We may need to check our numbers to make sure it’s loopback6 first(with ‘show config’) and then take it out.

And you do get a message there “Not all conflict may be removed and may reappear after reactivating the interface and sub interfaces.”   So basically what that means is if I go back to interface loopback 6 right now, it may have the same IP address on there and I would need to take it off.

So right now if we look at the routing table

The entry for 6 is gone.

Now if a packet comes in now for 100.6.1.1, what’s the longest match for it now?

It would actually be the null route…  That would be your best match . Then the packets just simply get dropped.

This is a routing loop prevention behavior.  You’re only going to see the Null0 route on the  router that’s actually performing the summarization. This is not going to be advertised out.

We saw that with R2 & R3, that it did indeed have the summary route but that’s why the null0 route is there on the route doing the summarization.
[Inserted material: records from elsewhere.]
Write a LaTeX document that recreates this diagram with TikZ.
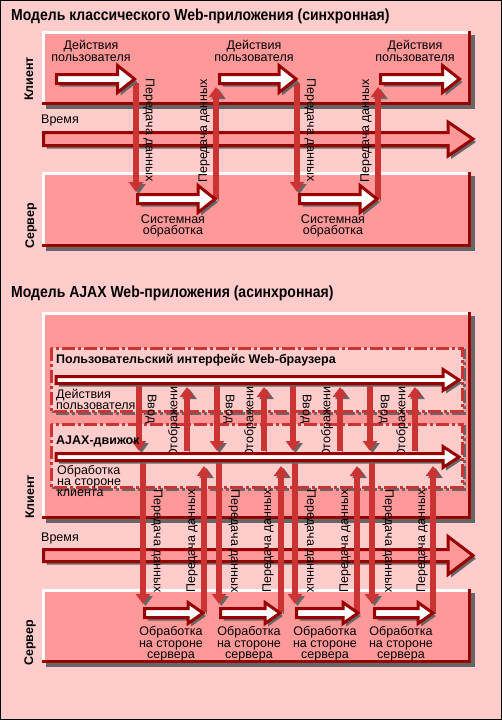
\documentclass[tikz,border=0pt]{standalone}
\usepackage{fontspec}
\setmainfont{Liberation Sans}
\newfontfamily\titlef[FakeStretch=0.875]{Liberation Sans}
\usetikzlibrary{arrows.meta}
\definecolor{bgpink}{HTML}{FFCCCC}
\definecolor{boxpink}{HTML}{FF9999}
\definecolor{dred}{HTML}{990000}
\definecolor{mred}{HTML}{CC3333}
\definecolor{shgrey}{HTML}{666666}
\newcommand\bevelbox[4]{%
  \fill[shgrey] ({#1+4},{#2+4}) rectangle ({#3+4},{#4+4});
  \fill[boxpink] (#1,#2) rectangle (#3,#4);
  \draw[dred, line width=3pt] (#1,{#4-1.5}) -- ({#3-1.5},{#4-1.5}) -- ({#3-1.5},#2);
  \draw[white, line width=3pt] ({#1+1.5},{#4-3}) -- ({#1+1.5},{#2+1.5}) -- ({#3-3},{#2+1.5});
}
\newcommand\arrpoly[6]{(#1,{#3-#4}) -- ({#2-#6},{#3-#4}) -- ({#2-#6},{#3-#5}) -- (#2,#3) -- ({#2-#6},{#3+#5}) -- ({#2-#6},{#3+#4}) -- (#1,{#3+#4}) -- cycle}
\newcommand\harrow[6]{%
  \fill[shgrey, shift={(3,3)}] \arrpoly{#1}{#2}{#3}{#4}{#5}{#6};
  \filldraw[fill=white, draw=dred, line width=3pt, line join=miter] \arrpoly{#1}{#2}{#3}{#4}{#5}{#6};
}
\newcommand\timearrow[6]{%
  \fill[shgrey, shift={(3,3)}] \arrpoly{#1}{#2}{#3}{#4}{#5}{#6};
  \filldraw[fill=boxpink, draw=dred, line width=3pt, line join=miter] \arrpoly{#1}{#2}{#3}{#4}{#5}{#6};
}
\newcommand\dashedpanel[4]{%
  \filldraw[fill=bgpink, draw=shgrey, line width=3pt, dash pattern=on 13pt off 3pt on 3pt off 3pt, shift={(2,2)}] (#1,#2) rectangle (#3,#4);
  \filldraw[fill=bgpink, draw=mred, line width=3pt, dash pattern=on 13pt off 3pt on 3pt off 3pt] (#1,#2) rectangle (#3,#4);
}
\tikzset{
  lbl/.style={font=\fontsize{12.5}{11.5}\selectfont, inner sep=0pt, align=center},
  lbll/.style={font=\fontsize{12.5}{11}\selectfont, inner sep=0pt, align=left},
  bl/.style={font=\fontsize{12.5}{12}\selectfont\bfseries, inner sep=0pt},
  ttl/.style={font=\fontsize{16}{16}\selectfont\titlef\bfseries, inner sep=0pt, anchor=west},
  vconn/.style={mred, line width=5.5pt, -{Triangle[length=10pt,width=14pt]},
     preaction={draw=shgrey, transform canvas={shift={(2.5pt,-2pt)}}}},
}
\begin{document}
\begin{tikzpicture}[x=1pt,y=-1pt]
\useasboundingbox (0,0) rectangle (502,720);
\fill[bgpink] (0,0) rectangle (502,720);
\draw[black, line width=1pt] (0.5,0.5) rectangle (501.5,719.5);

% ===================== TOP: classic model =====================
\node[ttl] (t1) at (11,16) {Модель классического Web-приложения (синхронная)};
\bevelbox{42}{31}{471}{105}
\bevelbox{42}{172}{471}{247}
\node[bl, rotate=90] (k1) at (29,79) {Клиент};
\node[bl, rotate=90] (s1lbl) at (31,226) {Сервер};
\node[lbl, anchor=west] (time1) at (41,120) {Время};
\timearrow{43.5}{473}{139}{6.5}{17}{25}

% connectors
\coordinate (v1a) at (136,83);  \coordinate (v1b) at (136,192);
\coordinate (v2a) at (216,199); \coordinate (v2b) at (216,87);
\coordinate (v3a) at (297,83);  \coordinate (v3b) at (297,192);
\coordinate (v4a) at (378,199); \coordinate (v4b) at (378,87);
\draw[vconn] (v1a) -- (v1b);
\draw[vconn] (v2a) -- (v2b);
\draw[vconn] (v3a) -- (v3b);
\draw[vconn] (v4a) -- (v4b);
\node[lbl, rotate=-90] (l1) at (149,130) {Передача данных};
\node[lbl, rotate=90]  (l2) at (204,131) {Передача данных};
\node[lbl, rotate=-90] (l3) at (310,130) {Передача данных};
\node[lbl, rotate=90]  (l4) at (366,131) {Передача данных};

% user action arrows
\harrow{56.5}{134.5}{79}{4.5}{13.5}{17}
\harrow{219.5}{296}{79}{4.5}{13.5}{17}
\harrow{380.5}{459.5}{79}{4.5}{13.5}{17}
\node[lbl] (ua1) at (91,51) {Действия\\пользователя};
\node[lbl] (ua2) at (254,51) {Действия\\пользователя};
\node[lbl] (ua3) at (415,51) {Действия\\пользователя};
% server arrows
\harrow{137.5}{215}{199}{4.5}{13.5}{17}
\harrow{299.5}{377}{199}{4.5}{13.5}{17}
\node[lbl] (sp1) at (173,226) {Системная\\обработка};
\node[lbl] (sp2) at (333,226) {Системная\\обработка};

% ===================== BOTTOM: AJAX model =====================
\node[ttl] (t2) at (11,293) {Модель AJAX Web-приложения (асинхронная)};
\bevelbox{42}{312}{471}{519}
\bevelbox{42}{589}{471}{663}
\node[bl, rotate=90] (k2) at (30,497) {Клиент};
\node[bl, rotate=90] (s2lbl) at (30,643) {Сервер};
\dashedpanel{51}{348}{462}{411}
\dashedpanel{51}{424}{462}{487}
\node[lbl, anchor=west] (time2) at (41,538) {Время};
\timearrow{43.5}{473}{555.5}{6}{19}{25}

% UI <-> AJAX connectors
\foreach \x [count=\i] in {139,217,293,370} {
  \coordinate (in\i a) at (\x,386); \coordinate (in\i b) at (\x,451);
  \draw[vconn] (in\i a) -- (in\i b);
}
\foreach \x [count=\i] in {187,264,340,415} {
  \coordinate (out\i a) at (\x,451); \coordinate (out\i b) at (\x,387);
  \draw[vconn] (out\i a) -- (out\i b);
}
% AJAX <-> server connectors
\foreach \x [count=\i] in {143,219,295,372} {
  \coordinate (sd\i a) at (\x,463); \coordinate (sd\i b) at (\x,604);
  \draw[vconn] (sd\i a) -- (sd\i b);
}
\foreach \x [count=\i] in {204,281,357,433} {
  \coordinate (su\i a) at (\x,612); \coordinate (su\i b) at (\x,466);
  \draw[vconn] (su\i a) -- (su\i b);
}
\foreach \x [count=\i] in {151,229,306,384} \node[lbl, rotate=-90] (vin\i) at (\x,409) {Ввод};
\foreach \x [count=\i] in {174,250,327,402} \node[lbl, rotate=90] (vout\i) at (\x,419) {Отображение};
\foreach \x [count=\i] in {157,234,310,388} \node[lbl, rotate=-90] (pd\i) at (\x,541) {Передача данных};
\foreach \x [count=\i] in {192,268,345,422} \node[lbl, rotate=90] (pu\i) at (\x,541) {Передача данных};

% block arrows
\harrow{56}{459}{380}{3.5}{10.5}{16}
\harrow{56}{459}{457}{3.5}{10.5}{16}
\node[bl, anchor=west] (ui) at (56,360) {Пользовательский интерфейс Web-браузера};
\node[lbll, anchor=north west] (uia) at (56,389) {Действия\\пользователя};
\node[bl, anchor=west] (aj) at (56,441) {AJAX-движок};
\node[lbll, anchor=north west] (ajp) at (57,465) {Обработка\\на стороне\\клиента};

\harrow{144.5}{203}{613}{4.5}{10.5}{15}
\harrow{220.5}{280}{613}{4.5}{10.5}{15}
\harrow{296.5}{358}{613}{4.5}{10.5}{15}
\harrow{374.5}{433}{613}{4.5}{10.5}{15}
\foreach \x [count=\i] in {171,249,325,401} \node[lbl] (sv\i) at (\x,644) {Обработка\\на стороне\\сервера};
\end{tikzpicture}
\end{document}
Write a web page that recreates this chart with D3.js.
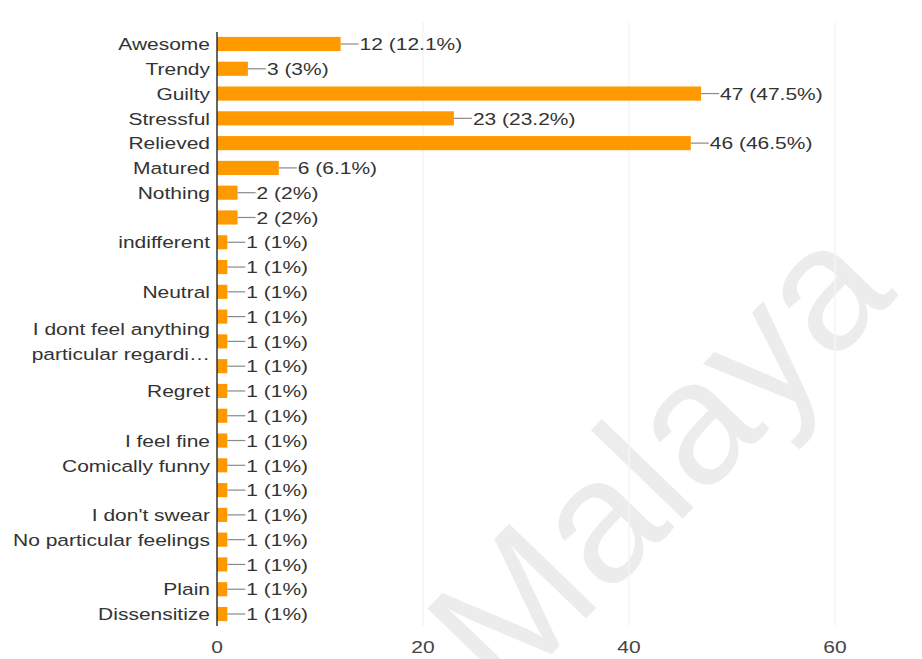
<!DOCTYPE html>
<html>
<head>
<meta charset="utf-8">
<script src="https://cdn.jsdelivr.net/npm/d3@7/dist/d3.min.js"></script>
<style>
  html, body { margin: 0; padding: 0; background: #ffffff; }
  svg { display: block; }
  text { font-family: "Liberation Sans", Arial, sans-serif; }
</style>
</head>
<body>
<svg id="chart" width="922" height="659"></svg>
<script>
// ---- data ----
const categories = [
  "Awesome", "Trendy", "Guilty", "Stressful", "Relieved", "Matured", "Nothing", "",
  "indifferent", "", "Neutral", "", "I dont feel anything\nparticular regardi\u2026", "",
  "Regret", "", "I feel fine", "Comically funny", "", "I don't swear",
  "No particular feelings", "", "Plain", "Dissensitize"
];
const counts = [12, 3, 47, 23, 46, 6, 2, 2, 1, 1, 1, 1, 1, 1, 1, 1, 1, 1, 1, 1, 1, 1, 1, 1];
const percents = ["12.1%", "3%", "47.5%", "23.2%", "46.5%", "6.1%", "2%", "2%",
  "1%", "1%", "1%", "1%", "1%", "1%", "1%", "1%", "1%", "1%", "1%", "1%", "1%", "1%", "1%", "1%"];
const xTicks = [0, 20, 40, 60];
const watermark = "Malaya";

// ---- layout ----
const svg = d3.select("#chart");
const FS = 17.2, SX = 1.22;

const x = d3.scaleLinear().domain([0, 60]).range([217, 835]);
const y = d3.scaleBand()
  .domain(d3.range(categories.length))
  .range([31.6, 626.4])
  .paddingInner(0.43)
  .paddingOuter(0.215);

// watermark
svg.append("text")
  .attr("transform", "translate(701.6,499) rotate(-46)")
  .attr("text-anchor", "middle")
  .attr("font-size", 176)
  .attr("fill", "#ececec")
  .text(watermark);

// faint gridlines
svg.append("g").selectAll("line")
  .data(xTicks.filter(d => d > 0))
  .join("line")
  .attr("x1", d => x(d)).attr("x2", d => x(d))
  .attr("y1", 22).attr("y2", 626)
  .attr("stroke", "#f4f4f4").attr("stroke-width", 1.5);

// bars
svg.append("g").selectAll("rect")
  .data(counts)
  .join("rect")
  .attr("x", x(0))
  .attr("y", (d, i) => y(i))
  .attr("width", d => x(d) - x(0))
  .attr("height", y.bandwidth())
  .attr("fill", "#ff9900");

// connector lines and value labels
const lab = svg.append("g");
lab.selectAll("line")
  .data(counts)
  .join("line")
  .attr("x1", d => x(d))
  .attr("x2", d => x(d) + 18)
  .attr("y1", (d, i) => y(i) + y.bandwidth() / 2)
  .attr("y2", (d, i) => y(i) + y.bandwidth() / 2)
  .attr("stroke", "#8a8a8a").attr("stroke-width", 1.2);
lab.selectAll("text")
  .data(counts)
  .join("text")
  .attr("transform", (d, i) => `translate(${x(d) + 19},${y(i) + y.bandwidth() / 2}) scale(${SX},1)`)
  .attr("dy", "0.36em")
  .attr("font-size", FS)
  .attr("fill", "#333")
  .text((d, i) => `${d} (${percents[i]})`);

// category labels
const cat = svg.append("g");
categories.forEach((c, i) => {
  if (!c) return;
  const lines = c.split("\n");
  const cy = y(i) + y.bandwidth() / 2;
  lines.forEach((ln, k) => {
    const off = (k - (lines.length - 1) / 2) * 25;
    cat.append("text")
      .attr("transform", `translate(210,${cy + off}) scale(${SX},1)`)
      .attr("text-anchor", "end")
      .attr("dy", "0.36em")
      .attr("font-size", FS)
      .attr("fill", "#333")
      .text(ln);
  });
});

// axis line
svg.append("line")
  .attr("x1", x(0)).attr("x2", x(0))
  .attr("y1", 32).attr("y2", 626)
  .attr("stroke", "#333").attr("stroke-width", 1.5);

// x tick labels
svg.append("g").selectAll("text")
  .data(xTicks)
  .join("text")
  .attr("transform", d => `translate(${x(d)},647) scale(${SX},1)`)
  .attr("text-anchor", "middle")
  .attr("dy", "0.36em")
  .attr("font-size", FS)
  .attr("fill", "#444")
  .text(d => d);
</script>
</body>
</html>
It’s simply to prevent routing loops and saying “OK I got this packet for 100.6.1.1  but I’ve got no other match for it.

This is the best one so I’m going to drop it in the bit bucket.”

Now about that AD of 5, here with the summary highlighted, we don’t see an AD here.

And notice it is mentioned as a D route there. (D for EIGRP)  So we expect to see that, but we expect to see an AD here too. And as a quick refresher, on R2 :

There’s the AD of 90, and over on R3:

as we’d expect, there’s the AD of 90. So what about this AD of 5?

Let me show you a way to expand on the ‘show IP route’ command (and a couple ways you can do it here)

We’re just going to go with the numeric one

I put in ‘show IP Route’ for 100.0.0.0, and it tells you how many known subnets there are, six of them are attached, variably subnetted with 2 masks, and that’s even going to show you what it is.

So we have our entries here, and the 6 network is gone. But I still see don’t see an AD of 5 anywhere. what’s the mask for our summary? because we could put that here and get even more specific.

And look what you finally see… a distance of 5.

SO now you know exactly where to look for that… show IP route, and then just put your summary in, and  your summary mask, and you’ll actually see the 5.

I want to just show you that graceful resync message over on R2 that I mentioned to you, and to do that we take the summary address off and then hop over to R2

And there we go.

This is the message you would see on R2 when we took that summary address off and you’ll notice it even mentions “peer graceful restart”. So if we ran ‘show ip route eigrp’ :

you would see there are your subnets and everything is beautiful.

And if we do a ‘show IP EIGRP neighbor’ :

you can see the adjacency never really went down, because under the up time we’re well over an hour and 20 minutes on each one.

Bandwidth Review

only reminder I want to give you here as far as bandwidth goes is that this is not EIGRP specific command.

Other features on the Cisco router can use this value. So when you’re changing it you can’t have tunnel vision and say “OK this is just going to affect the EIGRP”! You need to look around and see what else is running on that router (maybe some quality of service which will introduce you to later, or maybe some other features that use that value) and you just want to be careful with that. Also notice that it is in kilobits not in megabits. So that’s definitely something to keep in mind.

Now as far as the delay value goes, you can also use this to fine tune routes.

But I tell you I’m going to use bandwidth that I possibly can and frankly I probably use another method if I possibly can. And you’ll learn some other methods in future studies but as far as the delay goes:

throughput delay is fine but you’re dealing here with tens of microseconds. So as you can imagine it could be pretty challenging to get close to the metric you want or close to the tweak that you want. So I just want you to be aware of that that it can be pretty darn tricky to get the result you want and I promise you that is the only value we’ll see that is time based.